* [What to work on] Print the entries below word for word; the pictures stay out of your copy.

* [Given entries]
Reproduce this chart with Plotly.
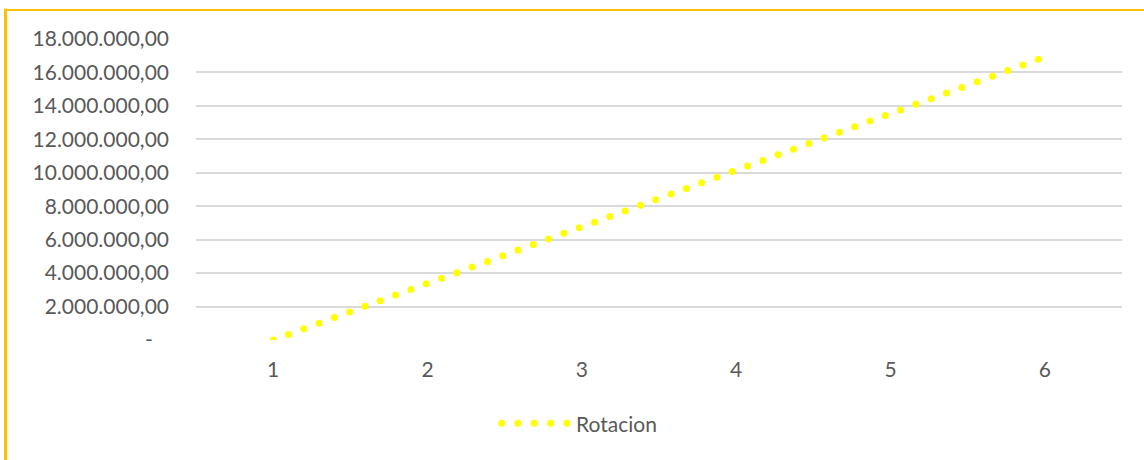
import plotly.graph_objects as go

# Series data
categories = [1, 2, 3, 4, 5, 6]
rotacion = [0, 3385000, 6770000, 10155000, 13540000, 16925000]
series_name = "Rotacion"

# Value axis ticks (Excel accounting-style labels, zero shown as a dash
# padded on the right like the accounting format does)
y_tick_values = [0, 2000000, 4000000, 6000000, 8000000, 10000000,
                 12000000, 14000000, 16000000, 18000000]
y_tick_labels = ["-\u00a0\u00a0\u00a0", "2.000.000,00", "4.000.000,00",
                 "6.000.000,00", "8.000.000,00", "10.000.000,00",
                 "12.000.000,00", "14.000.000,00", "16.000.000,00",
                 "18.000.000,00"]
x_tick_labels = ["1", "2", "3", "4", "5", "6"]

# Page geometry (pixels)
W, H = 1144, 460
L, R, T, B = 196, 22, 39, 120
PW, PH = W - L - R, H - T - B

TEXT = "#595959"
GRID = "#d9d9d9"
YELLOW = "#FFFF00"
GOLD = "#FFC000"
FONT = "Lato, 'Open Sans', sans-serif"
FS = 21
DOTS = "0px,16.3px"


def px_x(p):
    return (p - L) / PW


def px_y(p):
    return (H - B - p) / PH


fig = go.Figure()
fig.add_trace(go.Scatter(
    x=categories,
    y=rotacion,
    mode="lines",
    name=series_name,
    line=dict(color=YELLOW, width=7, dash=DOTS),
    showlegend=False,
    hoverinfo="x+y",
))

shapes = [
    # chart-area border (left and top edges)
    dict(type="line", xref="paper", yref="paper",
         x0=px_x(5.5), x1=px_x(5.5), y0=px_y(8.5), y1=px_y(480),
         line=dict(color=GOLD, width=3)),
    dict(type="line", xref="paper", yref="paper",
         x0=px_x(4), x1=px_x(1160), y0=px_y(10), y1=px_y(10),
         line=dict(color=GOLD, width=2)),
    # legend sample
    dict(type="line", xref="paper", yref="paper",
         x0=px_x(501.7), x1=px_x(567.5), y0=px_y(423.3), y1=px_y(423.3),
         line=dict(color=YELLOW, width=7, dash=DOTS)),
]

annotations = [
    dict(text=series_name, xref="paper", yref="paper",
         x=px_x(574), y=px_y(423.5), xanchor="left", yanchor="middle",
         showarrow=False, font=dict(family=FONT, size=FS, color=TEXT)),
]

fig.update_layout(
    width=W, height=H,
    margin=dict(l=L, r=R, t=T, b=B, pad=0),
    paper_bgcolor="white",
    plot_bgcolor="white",
    showlegend=False,
    font=dict(family=FONT, size=FS, color=TEXT),
    shapes=shapes,
    annotations=annotations,
    xaxis=dict(
        range=[0.5, 6.5],
        tickvals=categories,
        ticktext=x_tick_labels,
        showgrid=False,
        zeroline=False,
        showline=False,
        ticks="",
        ticklabelstandoff=15,
        tickfont=dict(family=FONT, size=FS, color=TEXT),
        fixedrange=True,
    ),
    yaxis=dict(
        range=[0, 18000000],
        tickvals=y_tick_values,
        ticktext=y_tick_labels,
        showgrid=True,
        gridcolor=GRID,
        gridwidth=1.5,
        zeroline=False,
        showline=False,
        ticks="",
        ticklabelstandoff=26,
        tickfont=dict(family=FONT, size=FS, color=TEXT),
        fixedrange=True,
    ),
)

# Round line caps turn the zero-length dashes into round dots
round_caps = """
var gd = document.getElementById('{plot_id}');
function roundCaps() {
  gd.querySelectorAll('path').forEach(function (p) {
    var d = p.style.strokeDasharray || '';
    if (d.trim().charAt(0) === '0') { p.style.strokeLinecap = 'round'; }
  });
}
roundCaps();
gd.on('plotly_afterplot', roundCaps);
"""

fig.write_html("out.html", post_script=round_caps)
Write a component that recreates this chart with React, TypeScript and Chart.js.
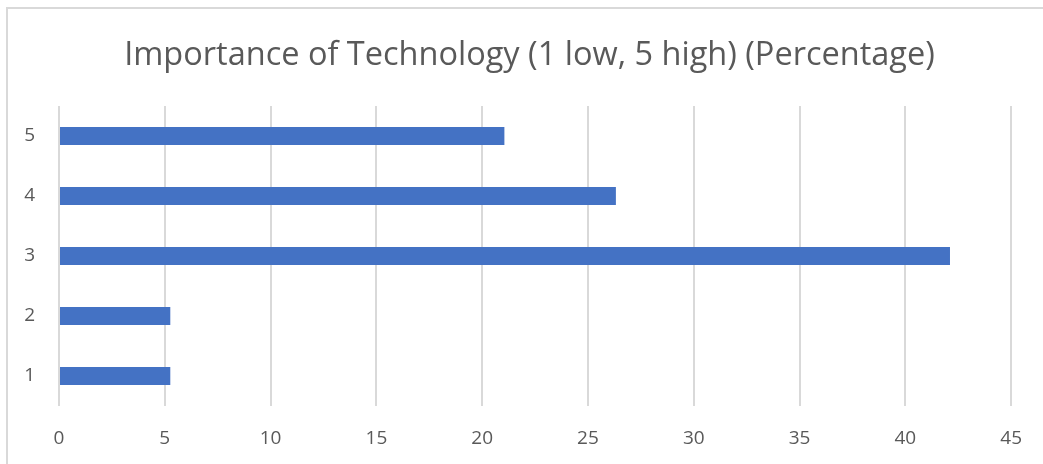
import React, { useEffect, useRef } from "react";
import { Chart, registerables } from "chart.js";

Chart.register(...registerables);

const categories = ["1", "2", "3", "4", "5"];
const percentages = [5.26, 5.26, 42.11, 26.32, 21.05];
const titleText = "Importance of Technology (1 low, 5 high) (Percentage)";
const xMin = 0;
const xMax = 45;
const xStep = 5;

const FONT = "'Open Sans', sans-serif";
const TEXT = "#595959";

// Centre the title over the whole chart box rather than the padded layout box.
const titleShift = {
  id: "titleShift",
  afterLayout(chart: any) {
    if (chart.titleBlock) {
      chart.titleBlock.left = 46;
    }
  },
};

export default function App() {
  const ref = useRef<HTMLCanvasElement | null>(null);

  useEffect(() => {
    if (!ref.current) return;
    const chart = new Chart(ref.current, {
      type: "bar",
      data: {
        labels: categories,
        datasets: [
          {
            data: percentages,
            backgroundColor: "#4472C4",
            borderWidth: 0,
            barPercentage: 0.3,
            categoryPercentage: 1,
          },
        ],
      },
      plugins: [titleShift],
      options: {
        indexAxis: "y",
        animation: false,
        responsive: false,
        maintainAspectRatio: false,
        devicePixelRatio: 1,
        layout: { padding: { left: 0, right: 30, top: 0, bottom: 0 } },
        plugins: {
          legend: { display: false },
          tooltip: { enabled: false },
          title: {
            display: true,
            text: titleText,
            color: TEXT,
            font: { family: FONT, size: 32.5, weight: "normal", lineHeight: 1.2 },
            padding: { top: 36, bottom: 31 },
          },
        },
        scales: {
          x: {
            min: xMin,
            max: xMax,
            ticks: {
              stepSize: xStep,
              color: TEXT,
              font: { family: FONT, size: 19 },
              padding: 21,
            },
            grid: { color: "#d9d9d9", lineWidth: 2, drawTicks: false },
            border: { display: false },
            afterFit: (s: any) => {
              s.height = 58;
            },
          },
          y: {
            reverse: true,
            ticks: {
              color: TEXT,
              font: { family: FONT, size: 19 },
              padding: 24,
            },
            grid: { display: false, drawTicks: false },
            border: { display: false },
            afterFit: (s: any) => {
              s.width = 59;
            },
          },
        },
      },
    });
    return () => chart.destroy();
  }, []);

  return (
    <div
      style={{
        position: "absolute",
        left: 0,
        top: 0,
        width: 1043,
        height: 464,
        overflow: "hidden",
        background: "#fff",
      }}
    >
      <div
        style={{
          position: "absolute",
          left: 6,
          top: 7,
          width: 1100,
          height: 520,
          border: "2px solid #d9d9d9",
          boxSizing: "border-box",
        }}
      />
      <canvas
        ref={ref}
        width={1043}
        height={464}
        style={{ position: "absolute", left: 0, top: 0, width: 1043, height: 464 }}
      />
    </div>
  );
}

* [Task result]
Reproduce this chart with Plotly.
import plotly.graph_objects as go

# Series data
categories = [1, 2, 3, 4, 5, 6]
rotacion = [0, 3385000, 6770000, 10155000, 13540000, 16925000]
series_name = "Rotacion"

# Value axis ticks (Excel accounting-style labels, zero shown as a dash
# padded on the right like the accounting format does)
y_tick_values = [0, 2000000, 4000000, 6000000, 8000000, 10000000,
                 12000000, 14000000, 16000000, 18000000]
y_tick_labels = ["-\u00a0\u00a0\u00a0", "2.000.000,00", "4.000.000,00",
                 "6.000.000,00", "8.000.000,00", "10.000.000,00",
                 "12.000.000,00", "14.000.000,00", "16.000.000,00",
                 "18.000.000,00"]
x_tick_labels = ["1", "2", "3", "4", "5", "6"]

# Page geometry (pixels)
W, H = 1144, 460
L, R, T, B = 196, 22, 39, 120
PW, PH = W - L - R, H - T - B

TEXT = "#595959"
GRID = "#d9d9d9"
YELLOW = "#FFFF00"
GOLD = "#FFC000"
FONT = "Lato, 'Open Sans', sans-serif"
FS = 21
DOTS = "0px,16.3px"


def px_x(p):
    return (p - L) / PW


def px_y(p):
    return (H - B - p) / PH


fig = go.Figure()
fig.add_trace(go.Scatter(
    x=categories,
    y=rotacion,
    mode="lines",
    name=series_name,
    line=dict(color=YELLOW, width=7, dash=DOTS),
    showlegend=False,
    hoverinfo="x+y",
))

shapes = [
    # chart-area border (left and top edges)
    dict(type="line", xref="paper", yref="paper",
         x0=px_x(5.5), x1=px_x(5.5), y0=px_y(8.5), y1=px_y(480),
         line=dict(color=GOLD, width=3)),
    dict(type="line", xref="paper", yref="paper",
         x0=px_x(4), x1=px_x(1160), y0=px_y(10), y1=px_y(10),
         line=dict(color=GOLD, width=2)),
    # legend sample
    dict(type="line", xref="paper", yref="paper",
         x0=px_x(501.7), x1=px_x(567.5), y0=px_y(423.3), y1=px_y(423.3),
         line=dict(color=YELLOW, width=7, dash=DOTS)),
]

annotations = [
    dict(text=series_name, xref="paper", yref="paper",
         x=px_x(574), y=px_y(423.5), xanchor="left", yanchor="middle",
         showarrow=False, font=dict(family=FONT, size=FS, color=TEXT)),
]

fig.update_layout(
    width=W, height=H,
    margin=dict(l=L, r=R, t=T, b=B, pad=0),
    paper_bgcolor="white",
    plot_bgcolor="white",
    showlegend=False,
    font=dict(family=FONT, size=FS, color=TEXT),
    shapes=shapes,
    annotations=annotations,
    xaxis=dict(
        range=[0.5, 6.5],
        tickvals=categories,
        ticktext=x_tick_labels,
        showgrid=False,
        zeroline=False,
        showline=False,
        ticks="",
        ticklabelstandoff=15,
        tickfont=dict(family=FONT, size=FS, color=TEXT),
        fixedrange=True,
    ),
    yaxis=dict(
        range=[0, 18000000],
        tickvals=y_tick_values,
        ticktext=y_tick_labels,
        showgrid=True,
        gridcolor=GRID,
        gridwidth=1.5,
        zeroline=False,
        showline=False,
        ticks="",
        ticklabelstandoff=26,
        tickfont=dict(family=FONT, size=FS, color=TEXT),
        fixedrange=True,
    ),
)

# Round line caps turn the zero-length dashes into round dots
round_caps = """
var gd = document.getElementById('{plot_id}');
function roundCaps() {
  gd.querySelectorAll('path').forEach(function (p) {
    var d = p.style.strokeDasharray || '';
    if (d.trim().charAt(0) === '0') { p.style.strokeLinecap = 'round'; }
  });
}
roundCaps();
gd.on('plotly_afterplot', roundCaps);
"""

fig.write_html("out.html", post_script=round_caps)
Write a component that recreates this chart with React, TypeScript and Chart.js.
import React, { useEffect, useRef } from "react";
import { Chart, registerables } from "chart.js";

Chart.register(...registerables);

const categories = ["1", "2", "3", "4", "5"];
const percentages = [5.26, 5.26, 42.11, 26.32, 21.05];
const titleText = "Importance of Technology (1 low, 5 high) (Percentage)";
const xMin = 0;
const xMax = 45;
const xStep = 5;

const FONT = "'Open Sans', sans-serif";
const TEXT = "#595959";

// Centre the title over the whole chart box rather than the padded layout box.
const titleShift = {
  id: "titleShift",
  afterLayout(chart: any) {
    if (chart.titleBlock) {
      chart.titleBlock.left = 46;
    }
  },
};

export default function App() {
  const ref = useRef<HTMLCanvasElement | null>(null);

  useEffect(() => {
    if (!ref.current) return;
    const chart = new Chart(ref.current, {
      type: "bar",
      data: {
        labels: categories,
        datasets: [
          {
            data: percentages,
            backgroundColor: "#4472C4",
            borderWidth: 0,
            barPercentage: 0.3,
            categoryPercentage: 1,
          },
        ],
      },
      plugins: [titleShift],
      options: {
        indexAxis: "y",
        animation: false,
        responsive: false,
        maintainAspectRatio: false,
        devicePixelRatio: 1,
        layout: { padding: { left: 0, right: 30, top: 0, bottom: 0 } },
        plugins: {
          legend: { display: false },
          tooltip: { enabled: false },
          title: {
            display: true,
            text: titleText,
            color: TEXT,
            font: { family: FONT, size: 32.5, weight: "normal", lineHeight: 1.2 },
            padding: { top: 36, bottom: 31 },
          },
        },
        scales: {
          x: {
            min: xMin,
            max: xMax,
            ticks: {
              stepSize: xStep,
              color: TEXT,
              font: { family: FONT, size: 19 },
              padding: 21,
            },
            grid: { color: "#d9d9d9", lineWidth: 2, drawTicks: false },
            border: { display: false },
            afterFit: (s: any) => {
              s.height = 58;
            },
          },
          y: {
            reverse: true,
            ticks: {
              color: TEXT,
              font: { family: FONT, size: 19 },
              padding: 24,
            },
            grid: { display: false, drawTicks: false },
            border: { display: false },
            afterFit: (s: any) => {
              s.width = 59;
            },
          },
        },
      },
    });
    return () => chart.destroy();
  }, []);

  return (
    <div
      style={{
        position: "absolute",
        left: 0,
        top: 0,
        width: 1043,
        height: 464,
        overflow: "hidden",
        background: "#fff",
      }}
    >
      <div
        style={{
          position: "absolute",
          left: 6,
          top: 7,
          width: 1100,
          height: 520,
          border: "2px solid #d9d9d9",
          boxSizing: "border-box",
        }}
      />
      <canvas
        ref={ref}
        width={1043}
        height={464}
        style={{ position: "absolute", left: 0, top: 0, width: 1043, height: 464 }}
      />
    </div>
  );
}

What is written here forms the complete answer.